Trinity” is a single released in early March from an album entitled An Exacting Punishment. From my googling it appears that the album was initially self-released on March 21st, but has been pulled off the “airwaves”, which often happens after a label deal has been cemented. Hope that’s the case. Based on a review I found at Tape Wyrm (“so caustic in nature I fear I will contract a disease or some sort of radiation burn… a world of nightmares which blink like strobe lights in dark warehouses”), I’d like to hear the rest of it.

BANDCAMP:
https://uraniumblackmetal.bandcamp.com/

 

  3 Responses to “SEEN AND HEARD ON A SATURDAY: GOJIRA, NIGHTRAGE, SHADE OF SORROW, AGELESS OBLIVION, [4672], VICTORY OVER THE SUN, URANIUM”

  1. Damn Gojira have been consistent since day one! They just can’t do no wrong!
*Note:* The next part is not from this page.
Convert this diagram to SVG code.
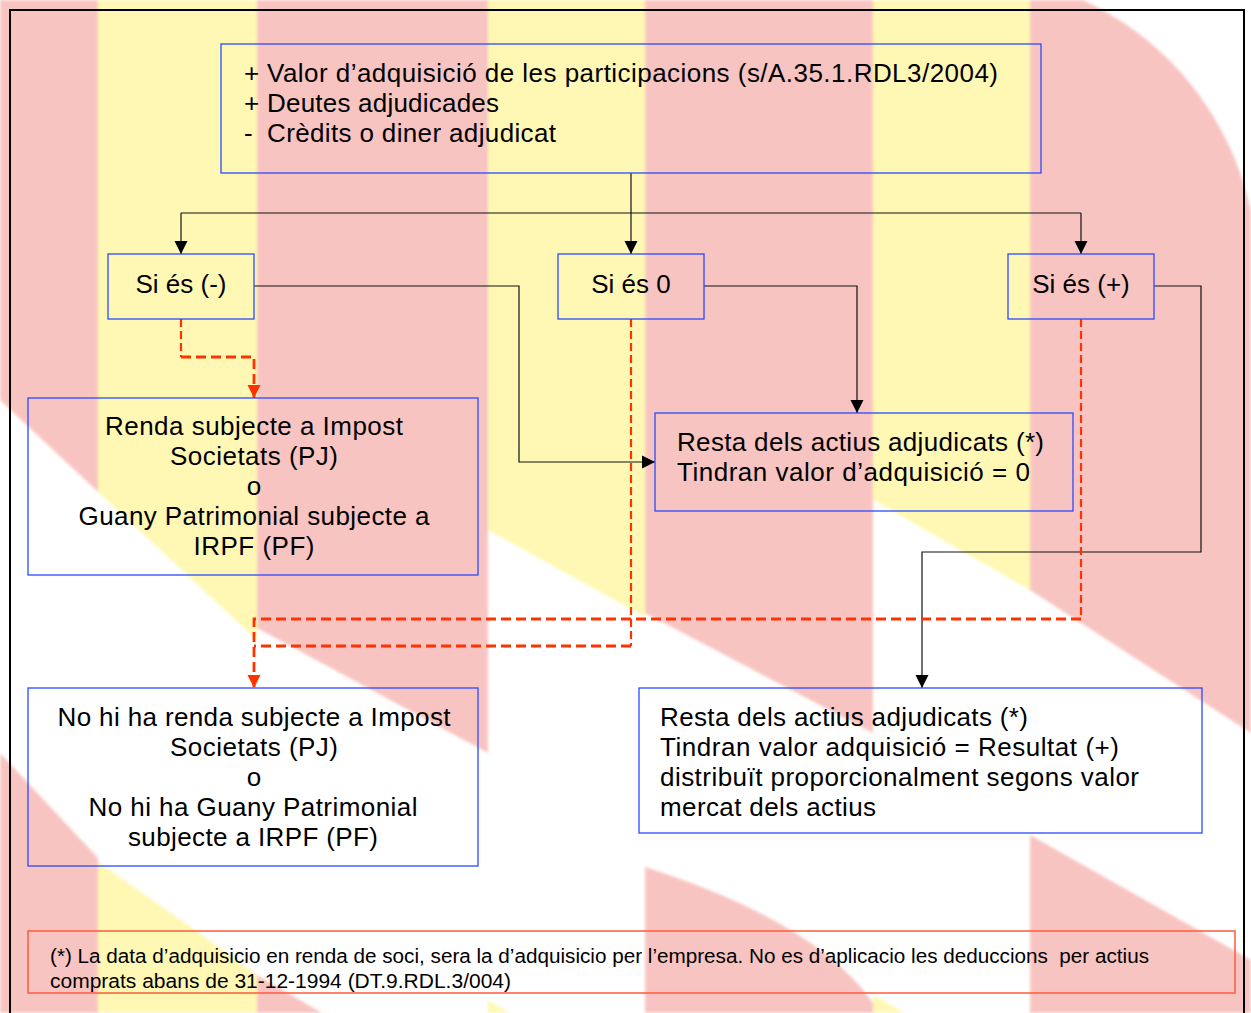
<svg xmlns="http://www.w3.org/2000/svg" width="1251" height="1013" viewBox="0 0 1251 1013">
<defs>
<style>
.box{fill:none;stroke:#2a4bff;stroke-width:1.3}
.t{font-family:"Liberation Sans",Arial,sans-serif;font-size:26px;fill:#000}
.c{text-anchor:middle}
.ln{fill:none;stroke:#111;stroke-width:1.2}
.rd{fill:none;stroke:#ff3300;stroke-width:2.2;stroke-dasharray:8 4}
.rdh{stroke-width:2.8;stroke-dasharray:10 5}
.pk{fill:#f8c4c1}
.yl{fill:#fff8b4}
.note{font-size:20px}
</style>
<filter id="soft" x="-5%" y="-5%" width="110%" height="110%"><feGaussianBlur stdDeviation="1.5"/></filter>
<marker id="ab" markerUnits="userSpaceOnUse" markerWidth="14" markerHeight="14" viewBox="0 0 14 14" refX="13" refY="7" orient="auto"><path d="M0,0.5 L13,7 L0,13.5 z" fill="#000"/></marker>
<marker id="ar" markerUnits="userSpaceOnUse" markerWidth="14" markerHeight="14" viewBox="0 0 14 14" refX="13" refY="7" orient="auto"><path d="M0,0.5 L13,7 L0,13.5 z" fill="#ff3300"/></marker>
</defs>
<rect width="1251" height="1013" fill="#fff"/>
<g id="watermark" filter="url(#soft)">
<polygon class="pk" points="0,0 98,0 98,492 0,400"/>
<polygon class="yl" points="98,0 257,0 257,640 98,492"/>
<polygon class="pk" points="257,0 488,0 488,753 257,628"/>
<polygon class="yl" points="488,0 645,0 645,617 488,530"/>
<polygon class="pk" points="645,0 873,0 873,733 645,613"/>
<polygon class="yl" points="873,0 1030,0 1030,590 873,500"/>
<polygon class="pk" points="1030,0 1251,0 1251,733 1030,590"/>
<path fill="#fff" d="M1083,0 A300,300 0 0 1 1251,333 L1251,0 Z"/>
<polygon class="pk" points="0,753 98,858 98,1013 0,1013"/>
<polygon class="yl" points="98,862 188,925 257,975 257,1013 98,1013"/>
<polygon class="pk" points="257,975 322,1013 257,1013"/>
<polygon class="yl" points="488,1000 510,1013 488,1013"/>
<path class="pk" d="M645,867 Q817,922 873,1003 L873,1013 L645,1013 Z"/>
<polygon class="yl" points="873,995 905,1013 873,1013"/>
<polygon class="pk" points="1030,835 1251,960 1251,1013 1030,1013"/>
</g>
<rect x="10" y="10" width="1234" height="1030" fill="none" stroke="#000" stroke-width="2"/>

<g id="connectors">
<path class="ln" d="M631,173 V254" marker-end="url(#ab)"/>
<path class="ln" d="M181,213 H1081"/>
<path class="ln" d="M181,213 V254" marker-end="url(#ab)"/>
<path class="ln" d="M1081,213 V254" marker-end="url(#ab)"/>
<path class="ln" d="M254,286 H519 V462 H655" marker-end="url(#ab)"/>
<path class="ln" d="M704,286 H857 V413" marker-end="url(#ab)"/>
<path class="ln" d="M1154,286 H1201 V552 H922 V688" marker-end="url(#ab)"/>
<path class="rd" d="M181,319 V357"/>
<path class="rd rdh" d="M181,357 H254 V398" marker-end="url(#ar)"/>
<path class="rd" d="M631,319 V646"/>
<path class="rd rdh" d="M631,646 H254"/>
<path class="rd" d="M1081,319 V619"/>
<path class="rd rdh" d="M1081,619 H254 V688" marker-end="url(#ar)"/>
</g>

<g id="n-top">
<rect class="box" x="221" y="44" width="820" height="129"/>
<text class="t" x="244" y="82">+</text>
<text class="t" x="267" y="82" textLength="731" lengthAdjust="spacing">Valor d’adquisició de les participacions (s/A.35.1.RDL3/2004)</text>
<text class="t" x="244" y="112">+</text>
<text class="t" x="267" y="112" textLength="232" lengthAdjust="spacing">Deutes adjudicades</text>
<text class="t" x="244" y="142">-</text>
<text class="t" x="267" y="142" textLength="289" lengthAdjust="spacing">Crèdits o diner adjudicat</text>
</g>

<g id="n-neg">
<rect class="box" x="108" y="254" width="146" height="65"/>
<text class="t c" x="181" y="293">Si és (-)</text>
</g>
<g id="n-zero">
<rect class="box" x="558" y="254" width="146" height="65"/>
<text class="t c" x="631" y="293">Si és 0</text>
</g>
<g id="n-pos">
<rect class="box" x="1008" y="254" width="146" height="65"/>
<text class="t c" x="1081" y="293">Si és (+)</text>
</g>

<g id="n-renda">
<rect class="box" x="28" y="398" width="450" height="177"/>
<text class="t c" x="254" y="435" textLength="298" lengthAdjust="spacing">Renda subjecte a Impost</text>
<text class="t c" x="254" y="465" textLength="168" lengthAdjust="spacing">Societats (PJ)</text>
<text class="t c" x="254" y="495">o</text>
<text class="t c" x="254" y="525" textLength="351" lengthAdjust="spacing">Guany Patrimonial subjecte a</text>
<text class="t c" x="254" y="555" textLength="121" lengthAdjust="spacing">IRPF (PF)</text>
</g>

<g id="n-resta0">
<rect class="box" x="655" y="413" width="418" height="98"/>
<text class="t" x="677" y="451" textLength="367" lengthAdjust="spacing">Resta dels actius adjudicats (*)</text>
<text class="t" x="677" y="481" textLength="353" lengthAdjust="spacing">Tindran valor d’adquisició = 0</text>
</g>

<g id="n-norenda">
<rect class="box" x="28" y="688" width="450" height="178"/>
<text class="t c" x="254" y="726" textLength="393" lengthAdjust="spacing">No hi ha renda subjecte a Impost</text>
<text class="t c" x="254" y="756" textLength="168" lengthAdjust="spacing">Societats (PJ)</text>
<text class="t c" x="254" y="786">o</text>
<text class="t c" x="253" y="816" textLength="329" lengthAdjust="spacing">No hi ha Guany Patrimonial</text>
<text class="t c" x="253" y="846" textLength="250" lengthAdjust="spacing">subjecte a IRPF (PF)</text>
</g>

<g id="n-restapos">
<rect class="box" x="639" y="688" width="563" height="145"/>
<text class="t" x="660" y="726" textLength="368" lengthAdjust="spacing">Resta dels actius adjudicats (*)</text>
<text class="t" x="660" y="756" textLength="459" lengthAdjust="spacing">Tindran valor adquisició = Resultat (+)</text>
<text class="t" x="660" y="786" textLength="479" lengthAdjust="spacing">distribuït proporcionalment segons valor</text>
<text class="t" x="660" y="816" textLength="216" lengthAdjust="spacing">mercat dels actius</text>
</g>

<g id="n-note">
<rect x="28" y="931" width="1207" height="62" fill="none" stroke="#ff5a3c" stroke-width="1.5"/>
<text class="t note" x="50" y="963" xml:space="preserve" textLength="1099" lengthAdjust="spacingAndGlyphs">(*) La data d’adquisicio en renda de soci, sera la d’adquisicio per l’empresa. No es d’aplicacio les deduccions  per actius</text>
<text class="t note" x="50" y="988" textLength="461" lengthAdjust="spacingAndGlyphs">comprats abans de 31-12-1994 (DT.9.RDL.3/004)</text>
</g>
</svg>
  2. Thank you – makes me happy to read both the old article about Gojira, (seems ancient, though, haha), and the nice things you have to say about their consistency and dedication. As fond as I am of NCS and other sites about underground music scenes, it always annoys me to have someone speak bad about bands, that have come out of the understory and into mainstream territory. Gojira has done it with quality. That said, I enjoyed this track far more than the earlier ‘Another World’. Cheers and thanks again for your amazing efforts!